» PROVIDED MATERIAL
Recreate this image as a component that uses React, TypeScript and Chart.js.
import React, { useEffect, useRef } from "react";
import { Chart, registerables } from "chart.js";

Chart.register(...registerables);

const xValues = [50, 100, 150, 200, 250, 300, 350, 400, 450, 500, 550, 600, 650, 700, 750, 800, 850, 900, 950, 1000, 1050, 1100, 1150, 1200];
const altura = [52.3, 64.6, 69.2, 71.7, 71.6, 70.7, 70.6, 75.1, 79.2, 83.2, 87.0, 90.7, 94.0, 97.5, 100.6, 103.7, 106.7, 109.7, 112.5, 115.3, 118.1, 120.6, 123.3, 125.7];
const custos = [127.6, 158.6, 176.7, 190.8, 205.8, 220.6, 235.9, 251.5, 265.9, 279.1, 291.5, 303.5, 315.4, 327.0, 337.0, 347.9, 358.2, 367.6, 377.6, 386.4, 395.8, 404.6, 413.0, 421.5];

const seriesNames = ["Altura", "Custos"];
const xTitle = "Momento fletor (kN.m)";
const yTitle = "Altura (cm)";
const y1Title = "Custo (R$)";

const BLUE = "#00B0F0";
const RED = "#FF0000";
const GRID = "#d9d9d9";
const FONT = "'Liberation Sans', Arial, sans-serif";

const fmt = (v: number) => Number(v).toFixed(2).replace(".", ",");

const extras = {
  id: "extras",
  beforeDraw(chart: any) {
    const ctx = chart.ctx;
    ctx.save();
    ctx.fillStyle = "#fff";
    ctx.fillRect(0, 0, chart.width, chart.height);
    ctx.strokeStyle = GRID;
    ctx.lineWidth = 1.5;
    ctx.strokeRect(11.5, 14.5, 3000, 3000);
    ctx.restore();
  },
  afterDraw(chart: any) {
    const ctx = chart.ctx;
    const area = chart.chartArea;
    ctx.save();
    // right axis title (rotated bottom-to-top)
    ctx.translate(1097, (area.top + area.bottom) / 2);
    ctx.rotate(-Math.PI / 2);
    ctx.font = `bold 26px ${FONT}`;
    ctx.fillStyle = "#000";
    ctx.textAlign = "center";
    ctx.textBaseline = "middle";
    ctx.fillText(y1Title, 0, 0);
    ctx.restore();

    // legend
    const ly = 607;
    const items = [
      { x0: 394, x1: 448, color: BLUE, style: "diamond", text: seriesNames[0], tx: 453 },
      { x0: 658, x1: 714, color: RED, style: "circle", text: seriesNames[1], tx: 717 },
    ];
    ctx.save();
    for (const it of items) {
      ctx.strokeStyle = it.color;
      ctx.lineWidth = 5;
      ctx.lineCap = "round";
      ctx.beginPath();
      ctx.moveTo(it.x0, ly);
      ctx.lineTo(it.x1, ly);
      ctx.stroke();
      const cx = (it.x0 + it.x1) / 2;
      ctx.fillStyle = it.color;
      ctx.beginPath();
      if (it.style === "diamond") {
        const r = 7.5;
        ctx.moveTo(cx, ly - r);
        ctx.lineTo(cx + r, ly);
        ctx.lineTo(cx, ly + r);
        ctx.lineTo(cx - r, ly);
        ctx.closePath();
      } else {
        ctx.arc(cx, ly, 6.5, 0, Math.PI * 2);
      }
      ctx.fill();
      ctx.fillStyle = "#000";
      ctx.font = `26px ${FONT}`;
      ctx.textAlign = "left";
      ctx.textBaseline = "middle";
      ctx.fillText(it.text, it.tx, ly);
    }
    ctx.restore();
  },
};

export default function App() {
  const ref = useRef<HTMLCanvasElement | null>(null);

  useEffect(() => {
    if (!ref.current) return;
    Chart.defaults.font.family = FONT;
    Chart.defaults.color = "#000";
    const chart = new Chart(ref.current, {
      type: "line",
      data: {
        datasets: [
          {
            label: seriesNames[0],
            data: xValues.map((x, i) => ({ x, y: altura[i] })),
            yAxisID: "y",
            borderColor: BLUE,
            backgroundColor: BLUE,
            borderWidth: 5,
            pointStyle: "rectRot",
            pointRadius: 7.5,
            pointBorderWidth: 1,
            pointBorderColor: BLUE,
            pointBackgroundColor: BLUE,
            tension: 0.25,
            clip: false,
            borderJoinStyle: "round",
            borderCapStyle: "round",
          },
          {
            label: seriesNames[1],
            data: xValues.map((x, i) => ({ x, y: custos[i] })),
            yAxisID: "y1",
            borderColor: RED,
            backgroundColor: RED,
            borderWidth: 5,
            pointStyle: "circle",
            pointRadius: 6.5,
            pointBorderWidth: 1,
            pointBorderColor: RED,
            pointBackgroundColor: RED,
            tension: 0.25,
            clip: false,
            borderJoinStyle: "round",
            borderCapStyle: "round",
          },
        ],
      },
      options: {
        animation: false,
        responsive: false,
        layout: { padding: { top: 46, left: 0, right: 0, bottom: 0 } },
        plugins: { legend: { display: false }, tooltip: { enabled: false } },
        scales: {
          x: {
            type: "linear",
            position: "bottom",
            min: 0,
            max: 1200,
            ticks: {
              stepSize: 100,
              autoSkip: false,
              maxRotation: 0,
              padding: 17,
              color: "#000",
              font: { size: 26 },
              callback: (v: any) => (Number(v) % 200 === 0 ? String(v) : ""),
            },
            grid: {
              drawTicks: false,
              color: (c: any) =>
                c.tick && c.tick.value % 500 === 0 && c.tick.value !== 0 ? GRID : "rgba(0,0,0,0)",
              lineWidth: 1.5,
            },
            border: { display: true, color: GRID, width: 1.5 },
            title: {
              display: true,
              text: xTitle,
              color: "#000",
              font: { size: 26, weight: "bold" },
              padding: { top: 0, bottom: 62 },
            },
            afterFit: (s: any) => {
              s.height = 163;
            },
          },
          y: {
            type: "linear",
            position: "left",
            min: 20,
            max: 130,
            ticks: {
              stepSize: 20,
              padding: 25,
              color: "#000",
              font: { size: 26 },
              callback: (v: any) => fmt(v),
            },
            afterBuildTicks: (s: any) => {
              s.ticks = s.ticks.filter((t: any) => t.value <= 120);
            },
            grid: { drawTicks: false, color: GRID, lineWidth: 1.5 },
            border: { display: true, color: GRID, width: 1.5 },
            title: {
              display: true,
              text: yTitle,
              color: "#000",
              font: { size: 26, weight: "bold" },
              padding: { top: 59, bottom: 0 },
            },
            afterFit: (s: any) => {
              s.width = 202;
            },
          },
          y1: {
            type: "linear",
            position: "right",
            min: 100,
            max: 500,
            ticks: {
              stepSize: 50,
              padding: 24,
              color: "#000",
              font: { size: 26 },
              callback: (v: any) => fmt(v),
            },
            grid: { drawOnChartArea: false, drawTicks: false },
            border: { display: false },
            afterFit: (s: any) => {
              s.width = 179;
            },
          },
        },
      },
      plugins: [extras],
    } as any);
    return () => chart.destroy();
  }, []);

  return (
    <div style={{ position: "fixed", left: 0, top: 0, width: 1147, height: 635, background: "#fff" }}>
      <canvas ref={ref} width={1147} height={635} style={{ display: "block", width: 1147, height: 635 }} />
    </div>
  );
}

---

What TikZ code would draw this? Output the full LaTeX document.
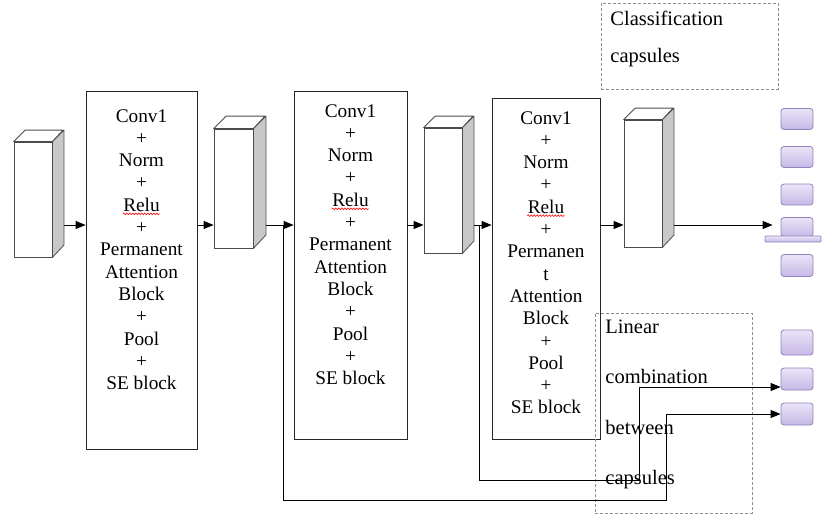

» INSTRUCTIONS FOR THE TASK
Repeat word for word the stretch of lines from the one with "Recreate this image" down to the one with "const fmt = (v: number)", both included.

» SOLUTION FOR THIS TASK
Recreate this image as a component that uses React, TypeScript and Chart.js.
import React, { useEffect, useRef } from "react";
import { Chart, registerables } from "chart.js";

Chart.register(...registerables);

const xValues = [50, 100, 150, 200, 250, 300, 350, 400, 450, 500, 550, 600, 650, 700, 750, 800, 850, 900, 950, 1000, 1050, 1100, 1150, 1200];
const altura = [52.3, 64.6, 69.2, 71.7, 71.6, 70.7, 70.6, 75.1, 79.2, 83.2, 87.0, 90.7, 94.0, 97.5, 100.6, 103.7, 106.7, 109.7, 112.5, 115.3, 118.1, 120.6, 123.3, 125.7];
const custos = [127.6, 158.6, 176.7, 190.8, 205.8, 220.6, 235.9, 251.5, 265.9, 279.1, 291.5, 303.5, 315.4, 327.0, 337.0, 347.9, 358.2, 367.6, 377.6, 386.4, 395.8, 404.6, 413.0, 421.5];

const seriesNames = ["Altura", "Custos"];
const xTitle = "Momento fletor (kN.m)";
const yTitle = "Altura (cm)";
const y1Title = "Custo (R$)";

const BLUE = "#00B0F0";
const RED = "#FF0000";
const GRID = "#d9d9d9";
const FONT = "'Liberation Sans', Arial, sans-serif";

const fmt = (v: number) => Number(v).toFixed(2).replace(".", ",");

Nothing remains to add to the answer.